● **Entries shown**
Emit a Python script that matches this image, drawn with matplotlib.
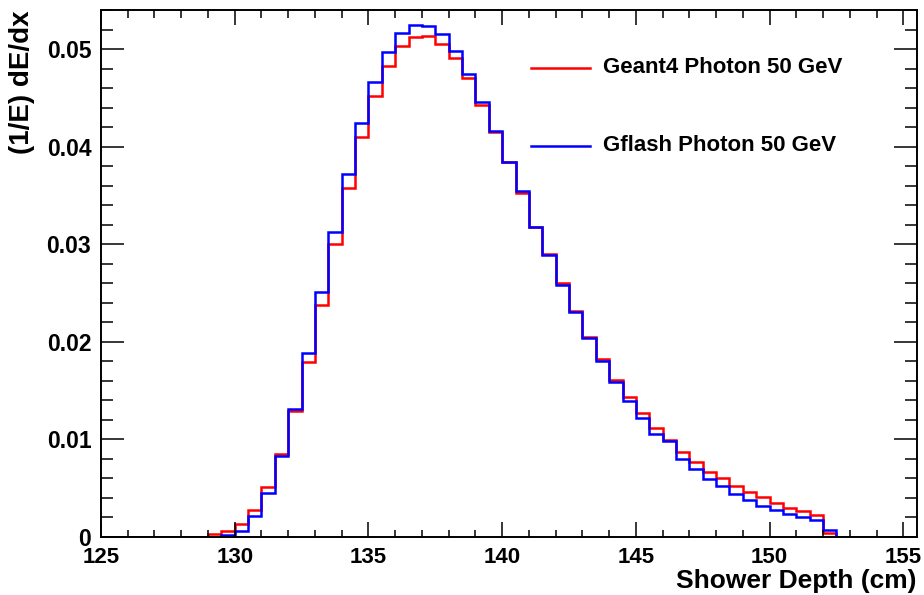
==
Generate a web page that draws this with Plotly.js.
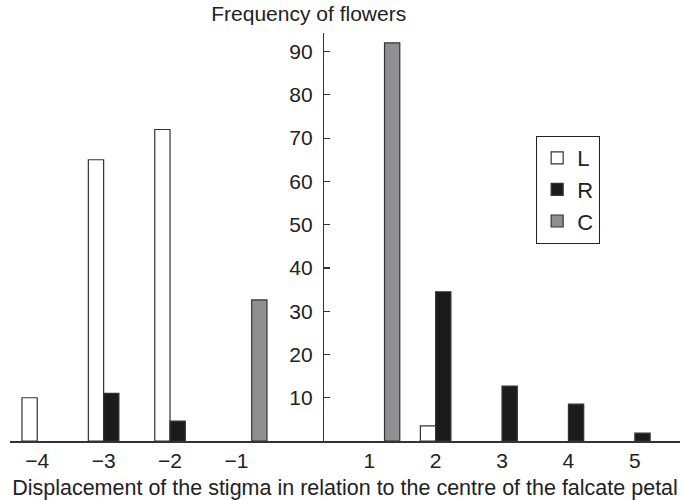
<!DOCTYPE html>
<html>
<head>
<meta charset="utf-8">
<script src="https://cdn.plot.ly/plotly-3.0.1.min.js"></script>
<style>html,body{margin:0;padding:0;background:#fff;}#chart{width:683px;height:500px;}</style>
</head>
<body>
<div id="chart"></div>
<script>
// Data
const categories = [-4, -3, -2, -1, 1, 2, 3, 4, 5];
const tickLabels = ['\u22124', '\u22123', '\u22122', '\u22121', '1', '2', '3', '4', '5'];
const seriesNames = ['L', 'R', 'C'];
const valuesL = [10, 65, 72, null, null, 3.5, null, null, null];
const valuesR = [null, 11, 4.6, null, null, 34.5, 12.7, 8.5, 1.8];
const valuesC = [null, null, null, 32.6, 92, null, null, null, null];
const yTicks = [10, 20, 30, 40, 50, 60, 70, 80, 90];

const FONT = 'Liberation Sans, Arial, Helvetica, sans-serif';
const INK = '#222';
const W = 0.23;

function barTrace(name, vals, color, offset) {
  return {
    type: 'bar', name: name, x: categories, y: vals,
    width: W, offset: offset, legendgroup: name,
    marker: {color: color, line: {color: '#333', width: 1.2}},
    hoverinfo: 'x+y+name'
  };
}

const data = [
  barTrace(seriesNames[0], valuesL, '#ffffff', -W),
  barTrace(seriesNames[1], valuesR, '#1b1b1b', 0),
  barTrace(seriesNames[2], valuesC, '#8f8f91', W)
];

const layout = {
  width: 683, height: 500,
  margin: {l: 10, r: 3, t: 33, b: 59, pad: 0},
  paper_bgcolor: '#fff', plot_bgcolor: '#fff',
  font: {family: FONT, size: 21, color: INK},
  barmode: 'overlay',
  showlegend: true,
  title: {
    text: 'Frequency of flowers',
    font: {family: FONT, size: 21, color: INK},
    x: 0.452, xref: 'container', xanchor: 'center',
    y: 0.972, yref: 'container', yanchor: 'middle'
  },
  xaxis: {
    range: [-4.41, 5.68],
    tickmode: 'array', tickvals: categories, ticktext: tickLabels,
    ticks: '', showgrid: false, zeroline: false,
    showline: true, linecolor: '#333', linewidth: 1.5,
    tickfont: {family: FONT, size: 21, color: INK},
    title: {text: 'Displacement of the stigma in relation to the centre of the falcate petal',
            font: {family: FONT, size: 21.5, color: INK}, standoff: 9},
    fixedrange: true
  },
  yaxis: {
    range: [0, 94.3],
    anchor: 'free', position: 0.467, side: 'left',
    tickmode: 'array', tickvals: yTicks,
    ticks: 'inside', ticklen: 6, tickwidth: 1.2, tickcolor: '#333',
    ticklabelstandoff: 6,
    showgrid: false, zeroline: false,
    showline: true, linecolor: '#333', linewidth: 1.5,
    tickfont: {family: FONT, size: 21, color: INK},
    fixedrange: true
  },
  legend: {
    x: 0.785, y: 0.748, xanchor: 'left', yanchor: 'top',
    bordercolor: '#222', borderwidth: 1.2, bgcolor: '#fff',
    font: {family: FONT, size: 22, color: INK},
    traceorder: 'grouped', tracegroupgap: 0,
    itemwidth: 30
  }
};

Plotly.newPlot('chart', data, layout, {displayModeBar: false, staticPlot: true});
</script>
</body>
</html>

● **Aim**
Without the pictures, give again only the lines beginning at the line that contains "Generate a web" and stopping after the line that contains "const W = 0.23;", exactly as written.

● **Task result**
Generate a web page that draws this with Plotly.js.
<!DOCTYPE html>
<html>
<head>
<meta charset="utf-8">
<script src="https://cdn.plot.ly/plotly-3.0.1.min.js"></script>
<style>html,body{margin:0;padding:0;background:#fff;}#chart{width:683px;height:500px;}</style>
</head>
<body>
<div id="chart"></div>
<script>
// Data
const categories = [-4, -3, -2, -1, 1, 2, 3, 4, 5];
const tickLabels = ['\u22124', '\u22123', '\u22122', '\u22121', '1', '2', '3', '4', '5'];
const seriesNames = ['L', 'R', 'C'];
const valuesL = [10, 65, 72, null, null, 3.5, null, null, null];
const valuesR = [null, 11, 4.6, null, null, 34.5, 12.7, 8.5, 1.8];
const valuesC = [null, null, null, 32.6, 92, null, null, null, null];
const yTicks = [10, 20, 30, 40, 50, 60, 70, 80, 90];

const FONT = 'Liberation Sans, Arial, Helvetica, sans-serif';
const INK = '#222';
const W = 0.23;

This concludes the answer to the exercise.